Once enough people are using it and the bugs are worked out, however, UC Berkeley seismologists plan to use the data to warn people miles from ground zero that shaking is rumbling their way. An iPhone app is also planned.
“MyShake cannot replace traditional seismic networks like those run by the U.S. Geological Survey, UC Berkeley, the University of Washington and Caltech, but we think MyShake can make earthquake early warning faster and more accurate in areas that have a traditional seismic network, and can provide life-saving early warning in countries that have no seismic network,” said Richard Allen, the leader of the app project, director of the Berkeley Seismological Laboratory and a professor and chair of the Department of Earth and Planetary Sciences. The lab operates a sensitive but widely spaced network of seismic sensors buried in vaults around Northern California
A crowd sourced seismic network may be the only option today for many earthquake-prone developing countries, such as Nepal or Peru, that have a sparse or no ground-based seismic network or early warning system, but do have millions of Smart phone users.
Smart phones can easily measure movement caused by a quake because they have three built-in accelerometers designed to sense the orientation of the phone for display or gaming.
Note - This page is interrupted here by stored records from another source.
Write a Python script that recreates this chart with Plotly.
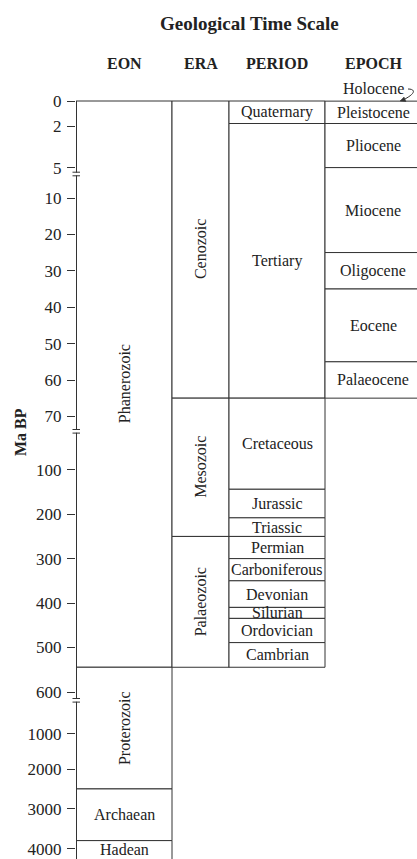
import numpy as np
import plotly.graph_objects as go

# ---------------- data (ages in Ma BP) ----------------
eon_names = ["Phanerozoic", "Proterozoic", "Archaean", "Hadean"]
eon_start = [0, 545, 2500, 3800]
eon_end = [545, 2500, 3800, 4600]

era_names = ["Cenozoic", "Mesozoic", "Palaeozoic"]
era_start = [0, 65, 250]
era_end = [65, 250, 545]

period_names = ["Quaternary", "Tertiary", "Cretaceous", "Jurassic", "Triassic",
                "Permian", "Carboniferous", "Devonian", "Silurian", "Ordovician", "Cambrian"]
period_start = [0, 1.8, 65, 144, 208, 250, 300, 350, 410, 435, 490]
period_end = [1.8, 65, 144, 208, 250, 300, 350, 410, 435, 490, 545]

epoch_names = ["Pleistocene", "Pliocene", "Miocene", "Oligocene", "Eocene", "Palaeocene"]
epoch_start = [0.01, 1.8, 5, 25, 35, 55]
epoch_end = [1.8, 5, 25, 35, 55, 65]

holocene_name = "Holocene"
holocene_start = 0
holocene_end = 0.01

tick_values = [0, 2, 5, 10, 20, 30, 40, 50, 60, 70, 100, 200, 300, 400, 500,
               600, 1000, 2000, 3000, 4000]
tick_labels = [str(v) for v in tick_values]

column_names = ["EON", "ERA", "PERIOD", "EPOCH"]

# ---------------- broken (piecewise) axis scale ----------------
SCALE_MA = tick_values
SCALE_POS = [0, 25, 66.6, 97, 133.3, 169.8, 206.2, 242.6, 279, 315.3,
             368.6, 413.3, 457.6, 502, 546, 591, 632.6, 668.3, 707.6, 747.6]
BREAK_POS = [73.0, 330.3, 599.3]


def scale(ma):
    ma = np.asarray(ma, dtype=float)
    out = np.interp(ma, SCALE_MA, SCALE_POS)
    slope = (SCALE_POS[-1] - SCALE_POS[-2]) / (SCALE_MA[-1] - SCALE_MA[-2])
    out = np.where(ma > SCALE_MA[-1], SCALE_POS[-1] + (ma - SCALE_MA[-1]) * slope, out)
    return out


# ---------------- layout constants ----------------
COL_WIDTHS = [96, 57, 96, 96]
COL_LEFT = np.concatenate([[0], np.cumsum(COL_WIDTHS)[:-1]])
COL_CENTER = COL_LEFT + np.array(COL_WIDTHS) / 2

W, H = 417, 859
ML, MT = 76, 99
PLOT_W, PLOT_H = W - ML, H - MT
Y_RANGE = [PLOT_H - 2, -2]

SERIF = "Liberation Serif, Times New Roman, serif"
INK = "#222222"
LINE = "#333333"

fig = go.Figure()

columns = [
    (eon_names, eon_start, eon_end, [True, True, False, False]),
    (era_names, era_start, era_end, [True, True, True]),
    (period_names, period_start, period_end, [False] * len(period_names)),
    (epoch_names, epoch_start, epoch_end, [False] * len(epoch_names)),
]

annotations = []
for ci, (names, starts, ends, rotated) in enumerate(columns):
    top = scale(starts)
    bot = scale(ends)
    fig.add_trace(go.Bar(
        x=[COL_CENTER[ci]] * len(names),
        base=top,
        y=bot - top,
        width=[COL_WIDTHS[ci]] * len(names),
        marker=dict(color="white", line=dict(color=LINE, width=1)),
        hoverinfo="skip",
        showlegend=False,
    ))
    for name, t, b, rot in zip(names, top, bot, rotated):
        # label centred on the visible part of the box
        b_vis = min(b, Y_RANGE[0])
        annotations.append(dict(
            x=COL_CENTER[ci], y=(t + b_vis) / 2,
            xref="x", yref="y",
            text=name, showarrow=False, textangle=-90 if rot else 0,
            font=dict(family=SERIF, size=16, color=INK),
            xanchor="center", yanchor="middle",
        ))

# column headers
for ci, name in enumerate(column_names):
    annotations.append(dict(
        x=COL_CENTER[ci], y=1, xref="x", yref="paper", yshift=MT - 63,
        text=f"<b>{name}</b>", showarrow=False,
        font=dict(family=SERIF, size=16, color=INK),
        xanchor="center", yanchor="middle",
    ))

# title
annotations.append(dict(
    x=(249 - ML) / PLOT_W, y=1, xref="paper", yref="paper", yshift=MT - 23,
    text="<b>Geological Time Scale</b>", showarrow=False,
    font=dict(family=SERIF, size=19, color=INK),
    xanchor="center", yanchor="middle",
))

# axis title
annotations.append(dict(
    x=0, xshift=20 - ML, y=1 - (432 - MT) / PLOT_H, xref="paper", yref="paper",
    text="<b>Ma BP</b>", showarrow=False, textangle=-90,
    font=dict(family=SERIF, size=16, color=INK),
    xanchor="center", yanchor="middle",
))

# Holocene label above the epoch column
annotations.append(dict(
    x=COL_CENTER[3], y=1, xref="x", yref="paper", yshift=MT - 88.5,
    text=holocene_name, showarrow=False,
    font=dict(family=SERIF, size=16, color=INK),
    xanchor="center", yanchor="middle",
))

shapes = []
# y axis line
shapes.append(dict(type="line", xref="paper", xsizemode="pixel", xanchor=0,
                   x0=0.5, x1=0.5, yref="y", y0=0, y1=Y_RANGE[0],
                   line=dict(color=LINE, width=1), layer="above"))
# axis breaks
for b in BREAK_POS:
    shapes.append(dict(type="rect", xref="paper", xsizemode="pixel", xanchor=0,
                       x0=-2, x1=3, yref="y", y0=b - 1.4, y1=b + 1.4,
                       fillcolor="white", line=dict(width=0), layer="above"))
    for dy in (-1.8, 1.8):
        shapes.append(dict(type="line", xref="paper", xsizemode="pixel", xanchor=0,
                           x0=-3.5, x1=4, yref="y", y0=b + dy, y1=b + dy,
                           line=dict(color=LINE, width=1), layer="above"))

# curved Holocene arrow (pointing at the top of the epoch column)
head_x = float(COL_LEFT[3] + COL_WIDTHS[3] - 21)
shapes.append(dict(type="path", xref="x", xsizemode="pixel", xanchor=head_x,
                   yref="paper", ysizemode="pixel", yanchor=1,
                   path="M 8,10 C 15,10 17,6 3,-1",
                   line=dict(color=LINE, width=1), layer="above"))
shapes.append(dict(type="path", xref="x", xsizemode="pixel", xanchor=head_x,
                   yref="paper", ysizemode="pixel", yanchor=1,
                   path="M 0,-2 L 6,-2.5 L 4,2 Z",
                   fillcolor=LINE, line=dict(color=LINE, width=0.5), layer="above"))

fig.update_layout(
    width=W, height=H,
    margin=dict(l=ML, r=0, t=MT, b=0, pad=0),
    paper_bgcolor="white", plot_bgcolor="white",
    barmode="overlay",
    showlegend=False,
    xaxis=dict(range=[0, PLOT_W], visible=False, fixedrange=True),
    yaxis=dict(
        range=Y_RANGE,
        tickmode="array",
        tickvals=scale(tick_values),
        ticktext=tick_labels,
        ticks="outside", ticklen=8, tickwidth=1, tickcolor=LINE,
        ticklabelstandoff=2,
        tickfont=dict(family=SERIF, size=17, color=INK),
        showgrid=False, zeroline=False, showline=False, fixedrange=True,
    ),
    annotations=annotations,
    shapes=shapes,
)

fig.write_html(
    "out.html",
    config={"displayModeBar": False, "staticPlot": True},
    post_script="document.body.style.margin='0';document.body.style.overflow='hidden';",
)
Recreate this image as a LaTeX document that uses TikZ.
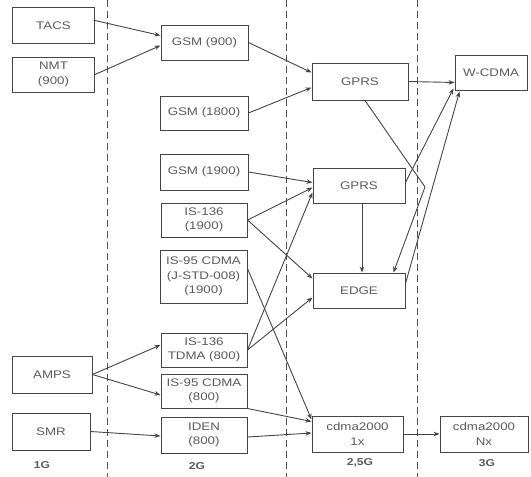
\documentclass[tikz,border=0pt]{standalone}
\usepackage{fontspec}
\setmainfont[FakeStretch=1.21]{Liberation Sans}
\usepackage{xcolor}
\definecolor{lineGray}{HTML}{444444}
\definecolor{txtGray}{HTML}{5A5A5A}
\definecolor{sepGray}{HTML}{505050}
\usepackage{tikz}
\usetikzlibrary{arrows.meta,calc}

\begin{document}
\begin{tikzpicture}[x=1pt,y=-1pt,>={Stealth[length=6pt,width=4.5pt]},
  box/.style={draw=lineGray, line width=1pt, text=txtGray, align=center,
    inner sep=1pt, font=\fontsize{11}{14.5}\selectfont},
  arr/.style={->, draw=lineGray, line width=0.9pt},
  era/.style={text=txtGray, font=\bfseries\fontsize{10}{12}\selectfont}]
  \useasboundingbox (0,0) rectangle (531,477);
  % generation separators
  \foreach \xd in {107.5,286,417}
    \draw[sepGray, line width=0.9pt, dash pattern=on 7pt off 4pt] (\xd,0) -- (\xd,477);
  % 1G
  \node[box, minimum width=82, minimum height=36] (TACS) at (53.5,25.5) {TACS};
  \node[box, minimum width=82, minimum height=35] (NMT) at (53.5,74.5) {NMT\\(900)};
  \node[box, minimum width=80, minimum height=37] (AMPS) at (52,374.5) {AMPS};
  \node[box, minimum width=78, minimum height=37] (SMR) at (51,431.5) {SMR};
  % 2G
  \node[box, minimum width=87, minimum height=35] (GSMa) at (204.5,42.5) {GSM (900)};
  \node[box, minimum width=88, minimum height=34] (GSMb) at (204,113) {GSM (1800)};
  \node[box, minimum width=88, minimum height=36] (GSMc) at (204,172) {GSM (1900)};
  \node[box, minimum width=86, minimum height=34] (ISa) at (204,220) {IS-136\\(1900)};
  \node[box, minimum width=87, minimum height=53] (CDMAa) at (203.5,276.5) {IS-95 CDMA\\(J-STD-008)\\(1900)};
  \node[box, minimum width=86, minimum height=34] (ISb) at (204,350) {IS-136\\TDMA (800)};
  \node[box, minimum width=86, minimum height=34] (CDMAb) at (204,391) {IS-95 CDMA\\(800)};
  \node[box, minimum width=86, minimum height=36] (IDEN) at (204,435) {IDEN\\(800)};
  % 2,5G
  \node[box, minimum width=96, minimum height=37] (GPRSa) at (360,81.5) {GPRS};
  \node[box, minimum width=92, minimum height=35] (GPRSb) at (359,185.5) {GPRS};
  \node[box, minimum width=92, minimum height=35] (EDGE) at (359,290.5) {EDGE};
  \node[box, minimum width=91, minimum height=36] (CDa) at (357.5,434) {cdma2000\\1x};
  % 3G
  \node[box, minimum width=72, minimum height=35] (WCDMA) at (491,72.5) {W-CDMA};
  \node[box, minimum width=88, minimum height=36] (CDb) at (484,434) {cdma2000\\Nx};
  % generation labels
  \node[era] (gA) at (42,465) {1G};
  \node[era] (gB) at (197,466) {2G};
  \node[era] (gC) at (360,463) {2,5G};
  \node[era] (gD) at (487,463) {3G};
  % 1G -> 2G
  \draw[arr] ([yshift=5pt]TACS.east) -- ([yshift=7pt]GSMa.west);
  \draw[arr] (NMT.east) -- ([yshift=-3pt]GSMa.west);
  \draw[arr] (AMPS.east) -- ([yshift=5pt]ISb.west);
  \draw[arr] (AMPS.east) -- ([yshift=-4pt]CDMAb.west);
  \draw[arr] (SMR.east) -- ([yshift=-1pt]IDEN.west);
  % 2G -> 2,5G
  \draw[arr] (GSMa.east) -- ([yshift=9pt]GPRSa.west);
  \draw[arr] (GSMb.east) -- ([yshift=-6pt]GPRSa.west);
  \draw[arr] (GSMc.east) -- ([yshift=3pt]GPRSb.west);
  \draw[arr] (ISa.east) -- ([yshift=-2pt]GPRSb.west);
  \draw[arr] (ISa.east) -- ([yshift=12pt]EDGE.west);
  \draw[arr] (ISb.east) -- ([yshift=-7pt]GPRSb.west);
  \draw[arr] (ISb.east) -- ([yshift=-7pt]EDGE.west);
  \draw[arr] ([yshift=8pt]CDMAa.east) -- ([yshift=-4pt]CDa.north west);
  \draw[arr] (CDMAb.south east) -- ([yshift=-6pt]CDa.north west);
  \draw[arr] ([yshift=-2pt]IDEN.east) -- ([yshift=1pt]CDa.west);
  % inside 2,5G
  \draw[arr] ([xshift=3pt]GPRSb.south) -- ([xshift=3pt]EDGE.north);
  \coordinate (kink) at (425,187);
  \draw[arr] ([xshift=5pt]GPRSa.south) -- (kink) -- ([xshift=-12pt]EDGE.north east);
  % 2,5G -> 3G
  \draw[arr] (GPRSa.east) -- ([yshift=-10pt]WCDMA.west);
  \draw[arr] ([yshift=3pt]GPRSb.east) -- ([xshift=-1pt,yshift=2pt]WCDMA.south west);
  \draw[arr] ([yshift=7pt]EDGE.east) -- ([xshift=5pt,yshift=-1pt]WCDMA.south west);
  \draw[arr] (CDa.east) -- (CDb.west);
\end{tikzpicture}
\end{document}
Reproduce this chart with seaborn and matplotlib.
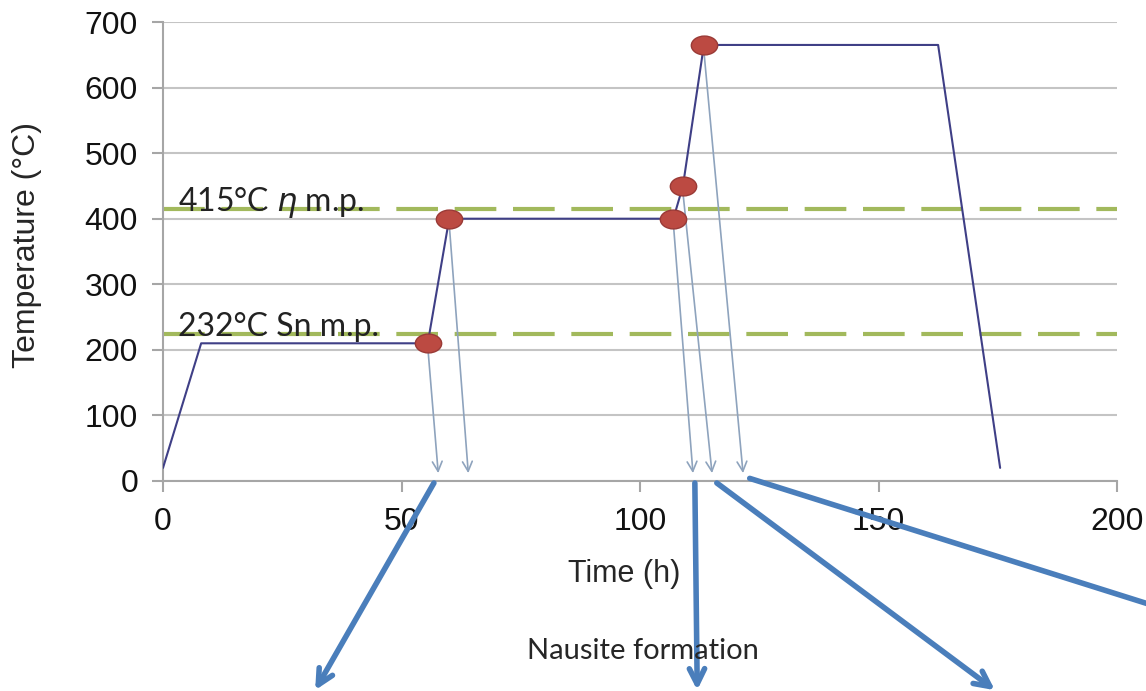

While constantly improving in sensitivity for the benefit of gamers, however, smart phone accelerometers are far less sensitive than in-ground seismometers. But they are sensitive enough to record earthquakes above a magnitude 5 — the ones that do damage — within 10 kilometers. And what these accelerometers lack in sensitivity, they make up for in ubiquity. There are an estimated 16 million smart phones in California, and 1 billion smart phones worldwide.